* Begin *
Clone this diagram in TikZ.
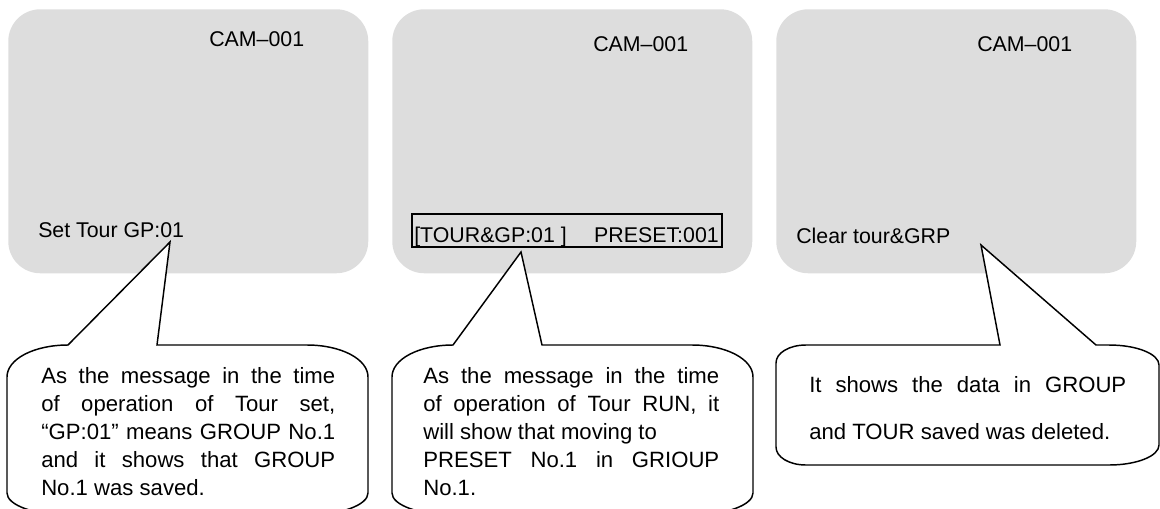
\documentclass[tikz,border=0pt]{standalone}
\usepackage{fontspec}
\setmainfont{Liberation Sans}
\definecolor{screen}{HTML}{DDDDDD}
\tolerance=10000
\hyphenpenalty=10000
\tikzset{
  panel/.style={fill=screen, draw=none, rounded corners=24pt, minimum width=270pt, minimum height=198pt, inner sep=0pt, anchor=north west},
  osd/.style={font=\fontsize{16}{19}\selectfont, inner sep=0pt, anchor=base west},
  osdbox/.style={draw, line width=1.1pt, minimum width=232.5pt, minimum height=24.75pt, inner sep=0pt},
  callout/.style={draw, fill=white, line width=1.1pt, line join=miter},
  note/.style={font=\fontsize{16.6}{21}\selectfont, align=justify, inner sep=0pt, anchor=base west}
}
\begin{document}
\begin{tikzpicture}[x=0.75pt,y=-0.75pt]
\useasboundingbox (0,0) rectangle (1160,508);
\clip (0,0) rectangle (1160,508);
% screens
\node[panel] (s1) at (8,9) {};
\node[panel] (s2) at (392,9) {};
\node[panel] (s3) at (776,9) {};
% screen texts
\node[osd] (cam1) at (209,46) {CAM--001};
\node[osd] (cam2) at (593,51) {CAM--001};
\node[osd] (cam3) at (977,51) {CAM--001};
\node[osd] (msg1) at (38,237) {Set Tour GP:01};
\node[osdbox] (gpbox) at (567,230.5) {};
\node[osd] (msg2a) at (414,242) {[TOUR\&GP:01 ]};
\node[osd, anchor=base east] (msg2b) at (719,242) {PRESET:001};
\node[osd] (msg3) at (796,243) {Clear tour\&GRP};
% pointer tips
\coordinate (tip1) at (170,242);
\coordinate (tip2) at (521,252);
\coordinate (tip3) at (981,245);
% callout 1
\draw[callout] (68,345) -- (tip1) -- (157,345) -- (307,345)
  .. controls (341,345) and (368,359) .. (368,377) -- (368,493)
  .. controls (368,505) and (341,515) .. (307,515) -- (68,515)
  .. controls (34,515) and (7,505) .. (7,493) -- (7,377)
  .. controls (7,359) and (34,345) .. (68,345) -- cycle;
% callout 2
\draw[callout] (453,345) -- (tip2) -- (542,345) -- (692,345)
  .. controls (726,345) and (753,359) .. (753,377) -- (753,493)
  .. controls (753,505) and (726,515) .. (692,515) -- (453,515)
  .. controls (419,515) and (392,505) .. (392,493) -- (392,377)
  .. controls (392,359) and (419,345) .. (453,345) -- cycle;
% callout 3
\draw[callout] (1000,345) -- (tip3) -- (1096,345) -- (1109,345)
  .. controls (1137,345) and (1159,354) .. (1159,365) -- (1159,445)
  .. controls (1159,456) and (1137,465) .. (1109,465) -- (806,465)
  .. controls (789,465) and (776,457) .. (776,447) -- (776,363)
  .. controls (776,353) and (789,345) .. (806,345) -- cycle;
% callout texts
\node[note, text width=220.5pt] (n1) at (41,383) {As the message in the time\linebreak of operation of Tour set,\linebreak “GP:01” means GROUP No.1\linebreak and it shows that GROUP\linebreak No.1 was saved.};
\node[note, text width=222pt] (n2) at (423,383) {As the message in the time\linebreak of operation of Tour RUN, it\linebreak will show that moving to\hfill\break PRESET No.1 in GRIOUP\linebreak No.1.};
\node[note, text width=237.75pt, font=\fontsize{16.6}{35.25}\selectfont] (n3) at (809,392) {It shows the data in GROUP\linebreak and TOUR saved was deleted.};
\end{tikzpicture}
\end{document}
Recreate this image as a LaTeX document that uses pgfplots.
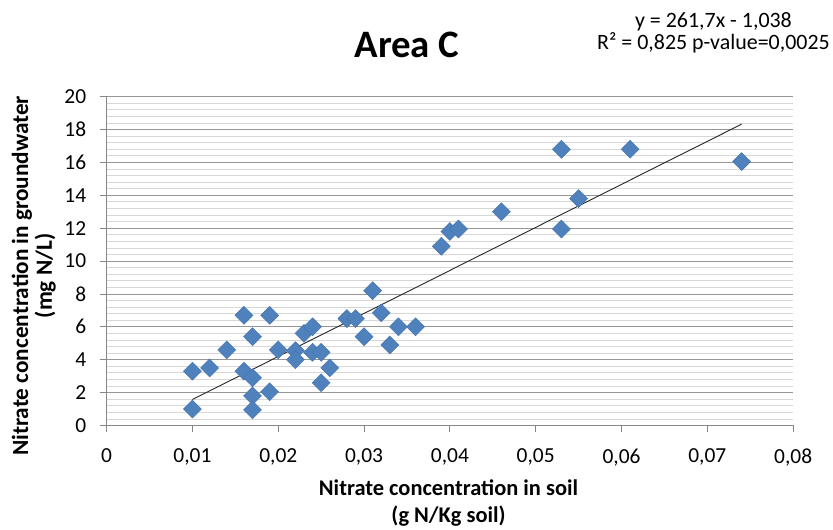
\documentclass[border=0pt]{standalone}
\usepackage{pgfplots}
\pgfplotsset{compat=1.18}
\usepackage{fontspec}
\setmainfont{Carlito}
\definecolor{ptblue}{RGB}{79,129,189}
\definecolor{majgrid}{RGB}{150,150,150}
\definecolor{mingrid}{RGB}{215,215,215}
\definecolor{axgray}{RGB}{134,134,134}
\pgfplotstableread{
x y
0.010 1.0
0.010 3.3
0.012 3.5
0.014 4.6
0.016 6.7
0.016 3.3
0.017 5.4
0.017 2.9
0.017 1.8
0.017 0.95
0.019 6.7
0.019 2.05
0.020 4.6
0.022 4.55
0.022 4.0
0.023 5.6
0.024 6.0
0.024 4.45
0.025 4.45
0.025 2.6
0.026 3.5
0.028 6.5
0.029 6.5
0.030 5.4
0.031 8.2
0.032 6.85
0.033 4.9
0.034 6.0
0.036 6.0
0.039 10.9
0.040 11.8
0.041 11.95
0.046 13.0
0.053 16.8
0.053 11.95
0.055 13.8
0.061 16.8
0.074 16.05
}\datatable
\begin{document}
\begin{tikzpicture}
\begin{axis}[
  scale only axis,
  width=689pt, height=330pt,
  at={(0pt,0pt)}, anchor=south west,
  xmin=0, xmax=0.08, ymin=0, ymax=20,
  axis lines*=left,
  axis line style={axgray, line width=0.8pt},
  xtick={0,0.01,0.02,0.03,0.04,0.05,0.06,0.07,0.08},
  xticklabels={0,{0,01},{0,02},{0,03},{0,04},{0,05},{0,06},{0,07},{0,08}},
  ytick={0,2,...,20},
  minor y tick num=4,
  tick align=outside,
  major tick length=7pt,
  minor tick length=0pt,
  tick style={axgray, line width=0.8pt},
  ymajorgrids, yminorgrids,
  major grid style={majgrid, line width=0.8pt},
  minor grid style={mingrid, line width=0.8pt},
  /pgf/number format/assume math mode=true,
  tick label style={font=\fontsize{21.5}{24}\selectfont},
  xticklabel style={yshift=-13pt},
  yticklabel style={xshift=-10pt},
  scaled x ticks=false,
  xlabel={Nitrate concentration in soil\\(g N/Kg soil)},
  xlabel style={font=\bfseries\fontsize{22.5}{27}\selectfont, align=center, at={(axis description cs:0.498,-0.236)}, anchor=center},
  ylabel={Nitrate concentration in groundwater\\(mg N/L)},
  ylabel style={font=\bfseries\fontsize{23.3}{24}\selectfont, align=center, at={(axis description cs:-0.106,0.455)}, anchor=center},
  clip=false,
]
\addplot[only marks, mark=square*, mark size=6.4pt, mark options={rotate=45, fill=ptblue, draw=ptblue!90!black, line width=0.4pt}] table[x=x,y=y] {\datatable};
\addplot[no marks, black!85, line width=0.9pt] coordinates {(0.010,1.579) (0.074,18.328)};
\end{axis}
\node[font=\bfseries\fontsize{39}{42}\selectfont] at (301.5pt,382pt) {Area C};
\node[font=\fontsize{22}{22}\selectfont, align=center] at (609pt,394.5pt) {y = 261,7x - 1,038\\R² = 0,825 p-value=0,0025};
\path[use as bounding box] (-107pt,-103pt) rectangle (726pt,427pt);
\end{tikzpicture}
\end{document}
* End *
Goal of the exercise >> Transcribe all the data word for word; the images stay out.

Problem solution >>
Clone this diagram in TikZ.
\documentclass[tikz,border=0pt]{standalone}
\usepackage{fontspec}
\setmainfont{Liberation Sans}
\definecolor{screen}{HTML}{DDDDDD}
\tolerance=10000
\hyphenpenalty=10000
\tikzset{
  panel/.style={fill=screen, draw=none, rounded corners=24pt, minimum width=270pt, minimum height=198pt, inner sep=0pt, anchor=north west},
  osd/.style={font=\fontsize{16}{19}\selectfont, inner sep=0pt, anchor=base west},
  osdbox/.style={draw, line width=1.1pt, minimum width=232.5pt, minimum height=24.75pt, inner sep=0pt},
  callout/.style={draw, fill=white, line width=1.1pt, line join=miter},
  note/.style={font=\fontsize{16.6}{21}\selectfont, align=justify, inner sep=0pt, anchor=base west}
}
\begin{document}
\begin{tikzpicture}[x=0.75pt,y=-0.75pt]
\useasboundingbox (0,0) rectangle (1160,508);
\clip (0,0) rectangle (1160,508);
% screens
\node[panel] (s1) at (8,9) {};
\node[panel] (s2) at (392,9) {};
\node[panel] (s3) at (776,9) {};
% screen texts
\node[osd] (cam1) at (209,46) {CAM--001};
\node[osd] (cam2) at (593,51) {CAM--001};
\node[osd] (cam3) at (977,51) {CAM--001};
\node[osd] (msg1) at (38,237) {Set Tour GP:01};
\node[osdbox] (gpbox) at (567,230.5) {};
\node[osd] (msg2a) at (414,242) {[TOUR\&GP:01 ]};
\node[osd, anchor=base east] (msg2b) at (719,242) {PRESET:001};
\node[osd] (msg3) at (796,243) {Clear tour\&GRP};
% pointer tips
\coordinate (tip1) at (170,242);
\coordinate (tip2) at (521,252);
\coordinate (tip3) at (981,245);
% callout 1
\draw[callout] (68,345) -- (tip1) -- (157,345) -- (307,345)
  .. controls (341,345) and (368,359) .. (368,377) -- (368,493)
  .. controls (368,505) and (341,515) .. (307,515) -- (68,515)
  .. controls (34,515) and (7,505) .. (7,493) -- (7,377)
  .. controls (7,359) and (34,345) .. (68,345) -- cycle;
% callout 2
\draw[callout] (453,345) -- (tip2) -- (542,345) -- (692,345)
  .. controls (726,345) and (753,359) .. (753,377) -- (753,493)
  .. controls (753,505) and (726,515) .. (692,515) -- (453,515)
  .. controls (419,515) and (392,505) .. (392,493) -- (392,377)
  .. controls (392,359) and (419,345) .. (453,345) -- cycle;
% callout 3
\draw[callout] (1000,345) -- (tip3) -- (1096,345) -- (1109,345)
  .. controls (1137,345) and (1159,354) .. (1159,365) -- (1159,445)
  .. controls (1159,456) and (1137,465) .. (1109,465) -- (806,465)
  .. controls (789,465) and (776,457) .. (776,447) -- (776,363)
  .. controls (776,353) and (789,345) .. (806,345) -- cycle;
% callout texts
\node[note, text width=220.5pt] (n1) at (41,383) {As the message in the time\linebreak of operation of Tour set,\linebreak “GP:01” means GROUP No.1\linebreak and it shows that GROUP\linebreak No.1 was saved.};
\node[note, text width=222pt] (n2) at (423,383) {As the message in the time\linebreak of operation of Tour RUN, it\linebreak will show that moving to\hfill\break PRESET No.1 in GRIOUP\linebreak No.1.};
\node[note, text width=237.75pt, font=\fontsize{16.6}{35.25}\selectfont] (n3) at (809,392) {It shows the data in GROUP\linebreak and TOUR saved was deleted.};
\end{tikzpicture}
\end{document}
Recreate this image as a LaTeX document that uses pgfplots.
\documentclass[border=0pt]{standalone}
\usepackage{pgfplots}
\pgfplotsset{compat=1.18}
\usepackage{fontspec}
\setmainfont{Carlito}
\definecolor{ptblue}{RGB}{79,129,189}
\definecolor{majgrid}{RGB}{150,150,150}
\definecolor{mingrid}{RGB}{215,215,215}
\definecolor{axgray}{RGB}{134,134,134}
\pgfplotstableread{
x y
0.010 1.0
0.010 3.3
0.012 3.5
0.014 4.6
0.016 6.7
0.016 3.3
0.017 5.4
0.017 2.9
0.017 1.8
0.017 0.95
0.019 6.7
0.019 2.05
0.020 4.6
0.022 4.55
0.022 4.0
0.023 5.6
0.024 6.0
0.024 4.45
0.025 4.45
0.025 2.6
0.026 3.5
0.028 6.5
0.029 6.5
0.030 5.4
0.031 8.2
0.032 6.85
0.033 4.9
0.034 6.0
0.036 6.0
0.039 10.9
0.040 11.8
0.041 11.95
0.046 13.0
0.053 16.8
0.053 11.95
0.055 13.8
0.061 16.8
0.074 16.05
}\datatable
\begin{document}
\begin{tikzpicture}
\begin{axis}[
  scale only axis,
  width=689pt, height=330pt,
  at={(0pt,0pt)}, anchor=south west,
  xmin=0, xmax=0.08, ymin=0, ymax=20,
  axis lines*=left,
  axis line style={axgray, line width=0.8pt},
  xtick={0,0.01,0.02,0.03,0.04,0.05,0.06,0.07,0.08},
  xticklabels={0,{0,01},{0,02},{0,03},{0,04},{0,05},{0,06},{0,07},{0,08}},
  ytick={0,2,...,20},
  minor y tick num=4,
  tick align=outside,
  major tick length=7pt,
  minor tick length=0pt,
  tick style={axgray, line width=0.8pt},
  ymajorgrids, yminorgrids,
  major grid style={majgrid, line width=0.8pt},
  minor grid style={mingrid, line width=0.8pt},
  /pgf/number format/assume math mode=true,
  tick label style={font=\fontsize{21.5}{24}\selectfont},
  xticklabel style={yshift=-13pt},
  yticklabel style={xshift=-10pt},
  scaled x ticks=false,
  xlabel={Nitrate concentration in soil\\(g N/Kg soil)},
  xlabel style={font=\bfseries\fontsize{22.5}{27}\selectfont, align=center, at={(axis description cs:0.498,-0.236)}, anchor=center},
  ylabel={Nitrate concentration in groundwater\\(mg N/L)},
  ylabel style={font=\bfseries\fontsize{23.3}{24}\selectfont, align=center, at={(axis description cs:-0.106,0.455)}, anchor=center},
  clip=false,
]
\addplot[only marks, mark=square*, mark size=6.4pt, mark options={rotate=45, fill=ptblue, draw=ptblue!90!black, line width=0.4pt}] table[x=x,y=y] {\datatable};
\addplot[no marks, black!85, line width=0.9pt] coordinates {(0.010,1.579) (0.074,18.328)};
\end{axis}
\node[font=\bfseries\fontsize{39}{42}\selectfont] at (301.5pt,382pt) {Area C};
\node[font=\fontsize{22}{22}\selectfont, align=center] at (609pt,394.5pt) {y = 261,7x - 1,038\\R² = 0,825 p-value=0,0025};
\path[use as bounding box] (-107pt,-103pt) rectangle (726pt,427pt);
\end{tikzpicture}
\end{document}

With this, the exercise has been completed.